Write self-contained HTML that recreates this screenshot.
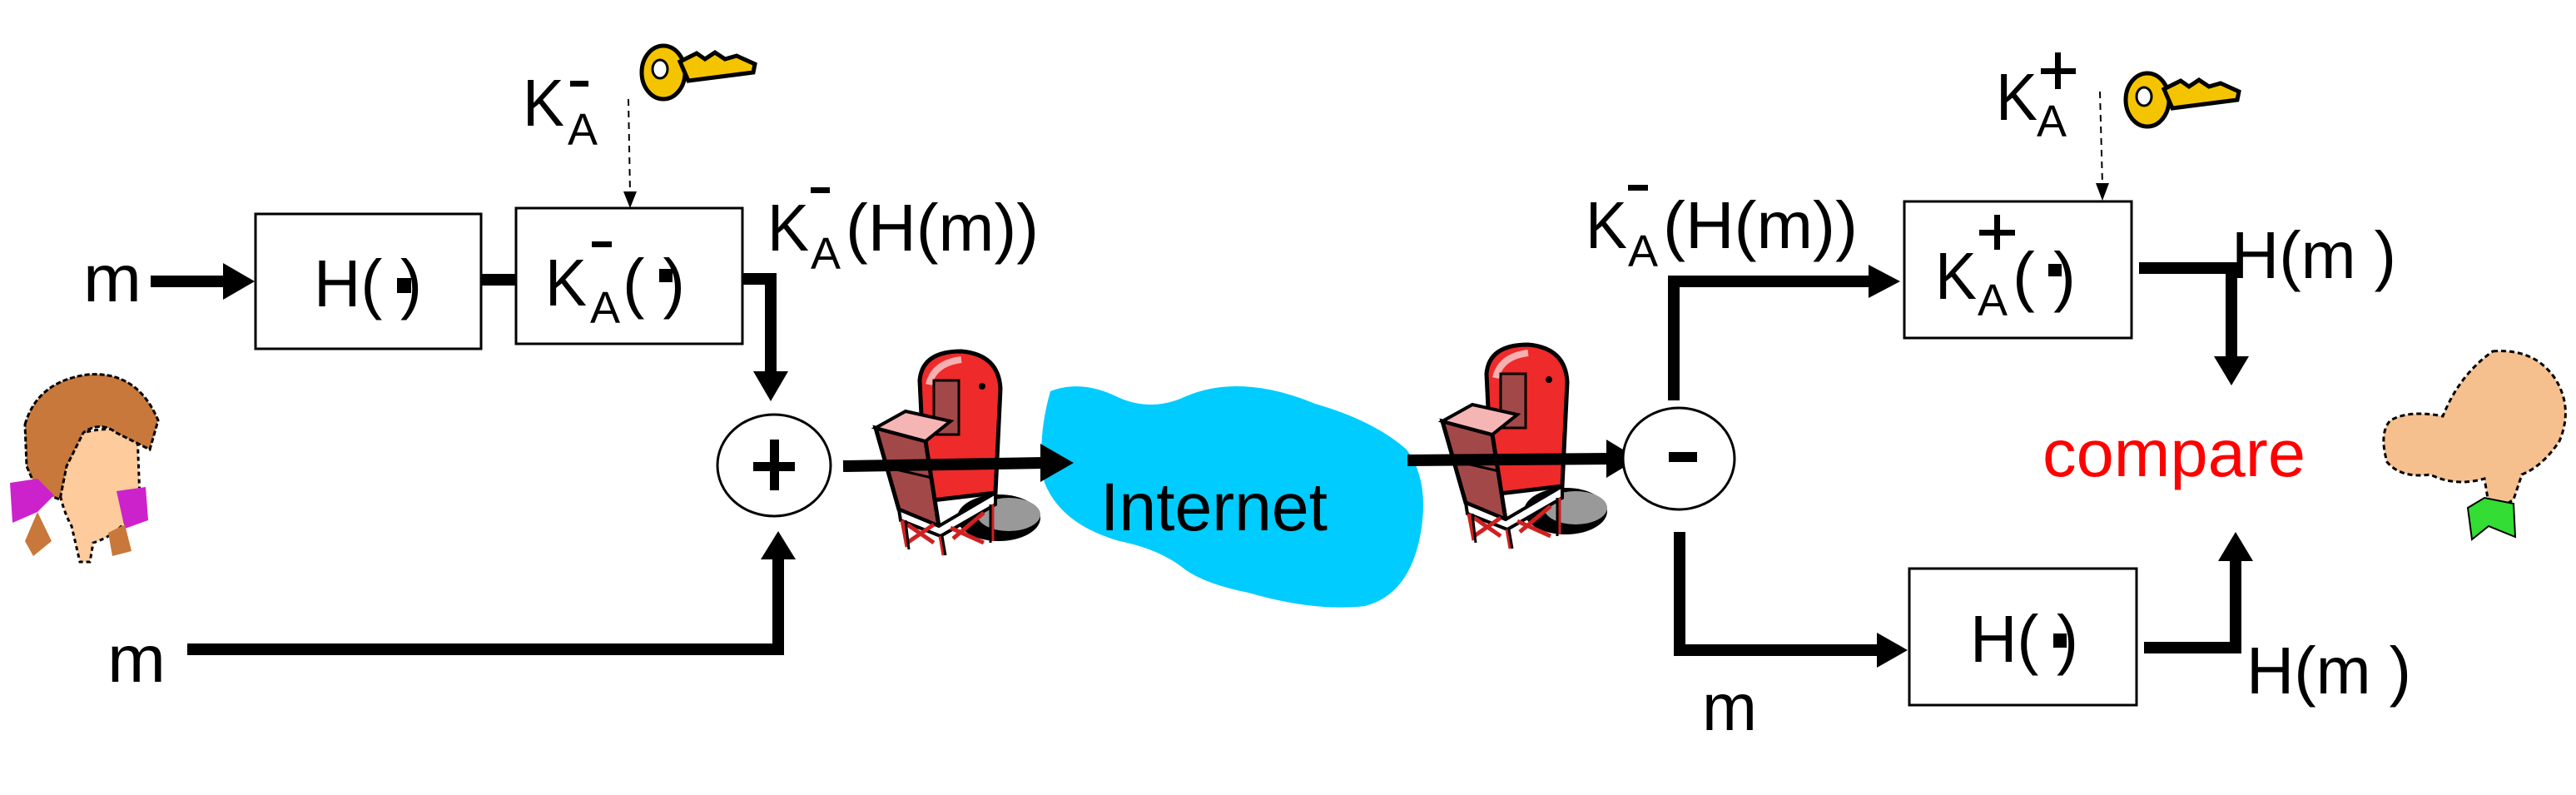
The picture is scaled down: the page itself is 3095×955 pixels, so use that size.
<!DOCTYPE html>
<html><head><meta charset="utf-8"><style>
html,body{margin:0;padding:0;background:#fff;}
svg{display:block;}
text{font-family:"Liberation Sans",Arial,sans-serif;}
</style></head><body>
<svg width="3095" height="955" viewBox="0 0 3095 955" xmlns="http://www.w3.org/2000/svg">
<defs>
<g id="mb">
  <ellipse cx="150" cy="200" rx="50" ry="28" fill="#000"/>
  <ellipse cx="162" cy="196" rx="38" ry="20" fill="#999"/>
  <path d="M62,180 L55,35 Q58,0 105,0 Q150,4 152,45 L146,170 Z" fill="#ee2a2a" stroke="#000" stroke-width="5"/>
  <path d="M66,40 Q72,14 105,10" fill="none" stroke="#f7b0b0" stroke-width="8"/>
  <rect x="72" y="35" width="30" height="65" fill="#a34848" stroke="#000" stroke-width="3"/>
  <circle cx="130" cy="42" r="4" fill="#000"/>
  <polygon points="2,92 62,108 78,210 30,190" fill="#a34848" stroke="#000" stroke-width="5"/>
  <line x1="18" y1="140" x2="70" y2="152" stroke="#000" stroke-width="3"/>
  <polygon points="2,92 38,72 92,84 62,108" fill="#f5b5b5" stroke="#000" stroke-width="4"/>
  <path d="M30,190 L78,210 L146,170 L146,184 L80,222 L32,203 Z" fill="#fff" stroke="#000" stroke-width="4"/>
  <path d="M34,203 L40,235 M80,222 L84,245 M142,184 L142,228 M40,208 L72,230 M72,208 L40,230 M92,212 L132,230 M132,194 L95,225" stroke="#d02020" stroke-width="5" fill="none"/>
  <path d="M38,203 L42,238 M82,222 L86,245 M140,184 L140,230" stroke="#000" stroke-width="3" fill="none"/>
</g>
<g id="key">
  <ellipse cx="30" cy="38" rx="26" ry="32" fill="#f5c400" stroke="#000" stroke-width="5"/>
  <ellipse cx="26" cy="34" rx="9" ry="11" fill="#fff" stroke="#000" stroke-width="3"/>
  <path d="M50,25 L70,15 L80,22 L92,14 L104,22 L118,18 L140,28 L138,38 L60,48 Z" fill="#f5c400" stroke="#000" stroke-width="5"/>
</g>
</defs>

<!-- Internet cloud -->
<path d="M1262,470 Q1300,455 1345,478 Q1385,495 1425,476 Q1490,448 1580,485 Q1650,505 1690,540 Q1720,580 1705,650 Q1690,715 1640,728 Q1580,735 1500,712 Q1450,702 1425,685 Q1395,660 1345,650 Q1275,630 1255,580 Q1245,530 1262,470 Z" fill="#00ccff"/>
<text x="1322" y="637" font-size="82" textLength="273" lengthAdjust="spacingAndGlyphs">Internet</text>

<!-- mailboxes -->
<use href="#mb" transform="translate(1050,422)"/>
<use href="#mb" transform="translate(1731,414)"/>

<!-- Left side -->
<text x="100" y="362" font-size="80" textLength="70" lengthAdjust="spacingAndGlyphs">m</text>
<line x1="181" y1="338" x2="272" y2="338" stroke="#000" stroke-width="14"/>
<polygon points="268,316 306,338 268,360" fill="#000"/>
<rect x="307" y="257" width="271" height="162" fill="#fff" stroke="#000" stroke-width="3"/>
<text x="377" y="368" font-size="80" textLength="130" lengthAdjust="spacingAndGlyphs">H(  )</text>
<rect x="477" y="334" width="17" height="18" fill="#000"/>
<line x1="578" y1="336" x2="620" y2="336" stroke="#000" stroke-width="14"/>
<rect x="620" y="250" width="272" height="163" fill="#fff" stroke="#000" stroke-width="3"/>
<text x="655" y="367" font-size="80" textLength="50" lengthAdjust="spacingAndGlyphs">K</text>
<text x="709" y="388" font-size="54">A</text>
<rect x="711" y="290" width="24" height="7" fill="#000"/>
<text x="748" y="367" font-size="80" textLength="75" lengthAdjust="spacingAndGlyphs">(  )</text>
<rect x="792" y="323" width="16" height="16" fill="#000"/>

<text x="628" y="151" font-size="80" textLength="50" lengthAdjust="spacingAndGlyphs">K</text>
<text x="682" y="174" font-size="54">A</text>
<rect x="685" y="97" width="22" height="7" fill="#000"/>
<use href="#key" transform="translate(767,49)"/>
<line x1="755" y1="119" x2="757" y2="232" stroke="#000" stroke-width="2" stroke-dasharray="8,6"/>
<polygon points="749,230 765,230 757,250" fill="#000"/>

<text x="922" y="301" font-size="80" textLength="50" lengthAdjust="spacingAndGlyphs">K</text>
<text x="974" y="323" font-size="54">A</text>
<rect x="974" y="225" width="23" height="7" fill="#000"/>
<text x="1016" y="301" font-size="80" textLength="232" lengthAdjust="spacingAndGlyphs">(H(m))</text>

<polyline points="892,335 926,335 926,448" fill="none" stroke="#000" stroke-width="14"/>
<polygon points="905,446 947,446 926,482" fill="#000"/>
<ellipse cx="930" cy="559" rx="68" ry="61" fill="#fff" stroke="#000" stroke-width="3"/>
<rect x="905" y="555" width="50" height="11" fill="#000"/>
<rect x="925" y="528" width="11" height="61" fill="#000"/>
<polyline points="225,780 935,780 935,670" fill="none" stroke="#000" stroke-width="14"/>
<polygon points="914,672 956,672 935,638" fill="#000"/>
<text x="129" y="819" font-size="80" textLength="70" lengthAdjust="spacingAndGlyphs">m</text>

<line x1="1013" y1="560" x2="1255" y2="556" stroke="#000" stroke-width="14"/>
<polygon points="1250,533 1290,556 1250,579" fill="#000"/>

<!-- girl -->
<path d="M65,540 Q105,505 165,520 L168,600 Q150,640 112,652 L108,675 L96,675 L86,632 Q68,600 65,540 Z" fill="#fdcb9c" stroke="#000" stroke-width="3" stroke-dasharray="5,4"/>
<path d="M30,510 Q45,458 105,450 Q165,445 190,505 L180,540 L160,530 L140,520 Q120,505 100,520 L80,560 L72,600 L45,590 L32,560 Z" fill="#c8783a" stroke="#000" stroke-width="3" stroke-dasharray="6,3"/>
<path d="M12,580 L45,575 L65,595 L45,615 L15,628 Z" fill="#cc22cc"/>
<path d="M140,590 L175,585 L178,625 L150,635 Z" fill="#cc22cc"/>
<path d="M30,650 L45,615 L62,650 L40,668 Z" fill="#c8783a"/>
<path d="M130,640 L150,630 L158,662 L135,668 Z" fill="#c8783a"/>

<!-- Right side -->
<line x1="1691" y1="553" x2="1935" y2="551" stroke="#000" stroke-width="14"/>
<polygon points="1930,528 1968,551 1930,574" fill="#000"/>
<ellipse cx="2017" cy="551" rx="67" ry="61" fill="#fff" stroke="#000" stroke-width="3"/>
<rect x="2005" y="543" width="34" height="12" fill="#000"/>

<polyline points="2011,481 2011,338 2250,338" fill="none" stroke="#000" stroke-width="14"/>
<polygon points="2245,318 2283,338 2245,358" fill="#000"/>
<text x="1905" y="298" font-size="80" textLength="50" lengthAdjust="spacingAndGlyphs">K</text>
<text x="1956" y="320" font-size="54">A</text>
<rect x="1956" y="222" width="24" height="7" fill="#000"/>
<text x="1998" y="298" font-size="80" textLength="234" lengthAdjust="spacingAndGlyphs">(H(m))</text>

<rect x="2288" y="242" width="273" height="164" fill="#fff" stroke="#000" stroke-width="3"/>
<text x="2325" y="359" font-size="80" textLength="50" lengthAdjust="spacingAndGlyphs">K</text>
<text x="2376" y="379" font-size="54">A</text>
<rect x="2378" y="276" width="43" height="7" fill="#000"/>
<rect x="2396" y="258" width="7" height="42" fill="#000"/>
<text x="2418" y="359" font-size="80" textLength="76" lengthAdjust="spacingAndGlyphs">(  )</text>
<rect x="2461" y="317" width="16" height="15" fill="#000"/>

<text x="2398" y="144" font-size="80" textLength="50" lengthAdjust="spacingAndGlyphs">K</text>
<text x="2447" y="164" font-size="54">A</text>
<rect x="2452" y="82" width="42" height="7" fill="#000"/>
<rect x="2469" y="63" width="7" height="44" fill="#000"/>
<use href="#key" transform="translate(2550,82)"/>
<line x1="2523" y1="110" x2="2526" y2="222" stroke="#000" stroke-width="2" stroke-dasharray="8,6"/>
<polygon points="2518,220 2534,220 2526,241" fill="#000"/>

<polyline points="2570,322 2681,322 2681,430" fill="none" stroke="#000" stroke-width="14"/>
<polygon points="2660,428 2702,428 2681,463" fill="#000"/>
<text x="2681" y="334" font-size="80" textLength="198" lengthAdjust="spacingAndGlyphs">H(m )</text>

<text x="2454" y="572" font-size="80" fill="#ff0000" textLength="316" lengthAdjust="spacingAndGlyphs">compare</text>

<polyline points="2018,639 2018,781 2258,781" fill="none" stroke="#000" stroke-width="14"/>
<polygon points="2255,760 2292,781 2255,802" fill="#000"/>
<text x="2045" y="877" font-size="80" textLength="66" lengthAdjust="spacingAndGlyphs">m</text>
<rect x="2294" y="683" width="273" height="164" fill="#fff" stroke="#000" stroke-width="3"/>
<text x="2367" y="795" font-size="80" textLength="130" lengthAdjust="spacingAndGlyphs">H(  )</text>
<rect x="2467" y="761" width="16" height="17" fill="#000"/>
<polyline points="2576,778 2686,778 2686,672" fill="none" stroke="#000" stroke-width="14"/>
<polygon points="2665,674 2707,674 2686,639" fill="#000"/>
<text x="2699" y="833" font-size="80" textLength="198" lengthAdjust="spacingAndGlyphs">H(m )</text>

<!-- man -->
<path d="M2995,422 Q3045,418 3070,455 Q3092,490 3075,530 Q3055,560 3030,570 L3020,600 L3005,610 L2990,605 L2985,575 Q2950,585 2920,570 Q2885,575 2868,555 Q2858,520 2872,505 Q2895,492 2935,500 Q2955,450 2995,422 Z" fill="#f5c08e" stroke="#000" stroke-width="3" stroke-dasharray="6,4"/>
<path d="M2965,610 L2985,598 L3020,605 L3022,645 L2990,632 L2970,648 Z" fill="#33dd33" stroke="#000" stroke-width="2"/>
</svg>
</body></html>
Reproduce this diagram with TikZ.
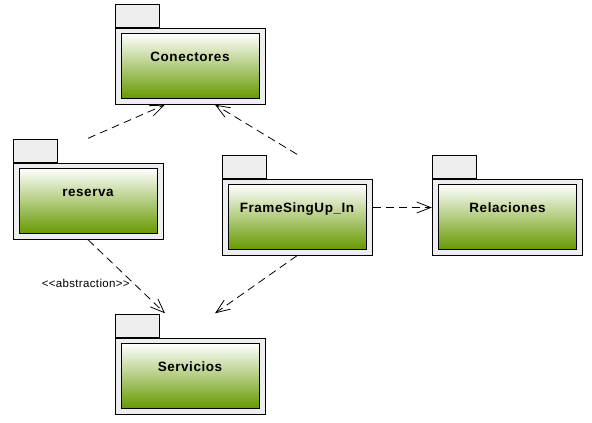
\documentclass[tikz,border=0pt]{standalone}
\usepackage{fontspec}
\setmainfont{Liberation Sans}
\newfontfamily\pkgfont[LetterSpace=4]{Liberation Sans}
\newfontfamily\labelfont[LetterSpace=3]{Liberation Sans}
\usetikzlibrary{arrows.meta,fit,positioning}
\definecolor{pkggreen}{RGB}{102,153,0}
\definecolor{pkggray}{RGB}{238,238,238}
\tikzset{%
	pkgbody/.style  = {draw, fill=pkggray, line width=1pt, minimum width=150pt, minimum height=76pt, inner sep=0pt}, % Package
	pkgtab/.style   = {draw, fill=pkggray, line width=1pt, anchor=south west, minimum width=44pt, minimum height=23pt, inner sep=0pt}, % Tab
	pkginner/.style = {draw, line width=1pt, top color=white, bottom color=pkggreen, minimum width=138pt, minimum height=65pt, inner sep=0pt, font=\pkgfont\fontsize{13.5}{15}\selectfont\bfseries, text height=9.5pt, text depth=18pt}, % Name
	pkgfit/.style   = {inner sep=0pt}, % Whole package
	depends/.style  = {line width=0.8pt, dash pattern=on 8pt off 5pt, -{Straight Barb[length=14pt,width=11pt]}},
}

\begin{document}
\begin{tikzpicture}[x=1pt,y=-1pt]
	\useasboundingbox (0,0) rectangle (592,423);
	% Conectores
	\node [pkgbody] (conBody) at (190,66) {};
	\node [pkgtab] (conTab) at (conBody.north west) {};
	\node [pkginner] (conIn) at (conBody) {Conectores};
	\node [pkgfit, fit=(conTab)(conBody)] (con) {};
	% reserva
	\node [pkgbody] (resBody) at (88,201) {};
	\node [pkgtab] (resTab) at (resBody.north west) {};
	\node [pkginner] (resIn) at (resBody) {reserva};
	\node [pkgfit, fit=(resTab)(resBody)] (res) {};
	% FrameSingUp_In
	\node [pkgbody] (frameBody) at (297,217) {};
	\node [pkgtab] (frameTab) at (frameBody.north west) {};
	\node [pkginner] (frameIn) at (frameBody) {FrameSingUp\_In};
	\node [pkgfit, fit=(frameTab)(frameBody)] (frame) {};
	% Relaciones
	\node [pkgbody] (relBody) at (507.5,217) {};
	\node [pkgtab] (relTab) at (relBody.north west) {};
	\node [pkginner] (relIn) at (relBody) {Relaciones};
	\node [pkgfit, fit=(relTab)(relBody)] (rel) {};
	% Servicios
	\node [pkgbody] (servBody) at (190,376) {};
	\node [pkgtab] (servTab) at (servBody.north west) {};
	\node [pkginner] (servIn) at (servBody) {Servicios};
	\node [pkgfit, fit=(servTab)(servBody)] (serv) {};
	% dependencies
	\draw[depends] (res.north) -- ([xshift=-25pt]con.south);
	\draw[depends] (frame.north) -- ([xshift=25pt]con.south);
	\draw[depends] ([yshift=-2.5pt]frame.east) -- ([yshift=-2.5pt]rel.west);
	\draw[depends] (res.south) -- node[pos=0.59, left, font=\labelfont\fontsize{11.5}{13}\selectfont] {<<abstraction>>} ([xshift=-25pt]serv.north);
	\draw[depends] (frame.south) -- ([xshift=25pt]serv.north);
\end{tikzpicture}
\end{document}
-----
## Your objective
Count the lines of these entries that hold the string "this", and give only that number.

## Complete output
2